Qual é o melhor treino para ser uma escritora: ser filha de Mário de Carvalho ou 25 anos de jornalismo?

O jornalismo ensinou-me a perder o temor de escrever rapidamente, com nexo e com alguma coerência. Mas na literatura devo fazer tudo ao contrário do jornalismo.

Então?

A notícia tem de ser verdadeira, tem de cumprir um código deontológico. Na literatura não quero eficácia, quero construir textos a partir do telhado. Não quero que um livro meu seja um objeto útil. O bonito da arte é a sua inutilidade. Uma entrevista ou uma notícia são linguagens denotativas, procuram a verdade. Na literatura, a linguagem é conotativa e busca a verosimilhança, tal como referimos no início desta conversa.

O que está a escrever?

Rigorosamente nada. Estou a trabalhar a mil à hora. O projeto «Bode Inspiratório» consome-me os dias porque cresce como se fosse um monstro que precisa de ser alimentado. Estou dedicada a isto, com um trabalho mais de edição do que de escrita.

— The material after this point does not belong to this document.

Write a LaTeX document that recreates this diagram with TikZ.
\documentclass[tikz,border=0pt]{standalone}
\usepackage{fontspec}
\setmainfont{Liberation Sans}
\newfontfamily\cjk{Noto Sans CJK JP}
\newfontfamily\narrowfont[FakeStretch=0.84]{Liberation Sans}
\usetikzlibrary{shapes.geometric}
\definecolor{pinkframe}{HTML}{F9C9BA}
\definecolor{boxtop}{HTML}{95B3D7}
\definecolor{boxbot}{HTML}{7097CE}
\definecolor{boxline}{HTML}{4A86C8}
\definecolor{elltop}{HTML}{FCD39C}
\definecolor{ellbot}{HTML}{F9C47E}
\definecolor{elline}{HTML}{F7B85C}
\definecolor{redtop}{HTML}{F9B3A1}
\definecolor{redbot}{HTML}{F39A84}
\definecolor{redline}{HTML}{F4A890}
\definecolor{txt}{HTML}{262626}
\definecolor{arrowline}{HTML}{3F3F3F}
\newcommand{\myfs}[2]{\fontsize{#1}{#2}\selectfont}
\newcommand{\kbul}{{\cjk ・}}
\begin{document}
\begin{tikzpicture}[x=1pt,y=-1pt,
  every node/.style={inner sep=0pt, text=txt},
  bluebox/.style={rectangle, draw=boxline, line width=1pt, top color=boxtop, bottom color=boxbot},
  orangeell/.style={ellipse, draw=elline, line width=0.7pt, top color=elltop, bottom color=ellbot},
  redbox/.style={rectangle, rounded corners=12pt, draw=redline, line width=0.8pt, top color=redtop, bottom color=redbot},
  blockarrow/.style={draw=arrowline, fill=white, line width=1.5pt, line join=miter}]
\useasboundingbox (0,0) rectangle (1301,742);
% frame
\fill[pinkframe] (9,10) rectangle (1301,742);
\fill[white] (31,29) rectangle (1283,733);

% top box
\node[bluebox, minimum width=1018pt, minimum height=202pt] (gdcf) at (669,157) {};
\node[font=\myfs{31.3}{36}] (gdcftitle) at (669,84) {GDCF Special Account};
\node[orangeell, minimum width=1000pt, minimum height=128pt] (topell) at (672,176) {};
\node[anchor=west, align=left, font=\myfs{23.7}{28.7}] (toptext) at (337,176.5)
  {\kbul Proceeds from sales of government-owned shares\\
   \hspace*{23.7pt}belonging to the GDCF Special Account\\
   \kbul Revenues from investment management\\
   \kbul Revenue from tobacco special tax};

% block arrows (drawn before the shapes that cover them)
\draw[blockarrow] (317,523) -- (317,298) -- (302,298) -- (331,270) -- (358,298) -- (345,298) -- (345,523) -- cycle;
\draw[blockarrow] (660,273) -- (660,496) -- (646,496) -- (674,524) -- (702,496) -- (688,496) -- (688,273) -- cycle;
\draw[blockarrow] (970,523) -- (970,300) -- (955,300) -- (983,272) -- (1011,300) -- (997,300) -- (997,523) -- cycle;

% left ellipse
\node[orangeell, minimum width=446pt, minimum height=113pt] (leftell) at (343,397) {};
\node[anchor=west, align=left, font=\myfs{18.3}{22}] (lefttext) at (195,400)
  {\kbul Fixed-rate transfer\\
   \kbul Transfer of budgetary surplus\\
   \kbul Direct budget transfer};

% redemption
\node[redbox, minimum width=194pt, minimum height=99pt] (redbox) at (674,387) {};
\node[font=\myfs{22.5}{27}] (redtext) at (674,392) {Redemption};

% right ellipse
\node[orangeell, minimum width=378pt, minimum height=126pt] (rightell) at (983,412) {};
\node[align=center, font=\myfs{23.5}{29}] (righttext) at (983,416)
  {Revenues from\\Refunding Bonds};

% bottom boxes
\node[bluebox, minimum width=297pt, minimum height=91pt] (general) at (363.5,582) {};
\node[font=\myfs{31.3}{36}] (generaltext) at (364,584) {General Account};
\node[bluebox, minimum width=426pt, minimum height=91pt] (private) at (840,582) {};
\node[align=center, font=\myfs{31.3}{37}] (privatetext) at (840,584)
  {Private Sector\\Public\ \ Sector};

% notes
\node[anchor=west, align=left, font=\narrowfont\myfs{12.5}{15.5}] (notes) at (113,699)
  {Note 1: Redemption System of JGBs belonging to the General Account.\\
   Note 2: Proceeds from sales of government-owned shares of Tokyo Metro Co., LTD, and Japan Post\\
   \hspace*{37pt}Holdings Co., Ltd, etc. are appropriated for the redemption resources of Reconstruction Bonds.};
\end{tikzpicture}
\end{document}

Fez essa paragem na escrita porque precisa de ter algum distanciamento entre romances? Como se voltasse à superfície para ganhar fôlego antes de mergulhar outra vez?

Isso faz imenso sentido. Quando acabo um romance, sinto-me esvaziada e preciso de me reabastecer. Escrever o meu último romance foi duro porque não havia só um fio, havia muitos. Precisei de fazer uma costura para juntar toda essa trama. Isso exige uma concentração muito forte. O que parecia uma amálgama de confusão foi ganhando um sentido. Gosto que o leitor depare com o caos e que, depois, encontre uma reta mais fina. Esse livro foi escrito ao ritmo de quem caminha. Não para. Tem seis capítulos e apenas seis pontos finais. Passa-se entre dois entardeceres, em 48 horas, mas há memórias que são resgatadas, passados que se tornam presentes. Foi um trabalho exigente. Por isso, a seguir a um romance não me apetece começar outro. Preciso desse momento para respirar, para vir à tona, e é onde estou agora.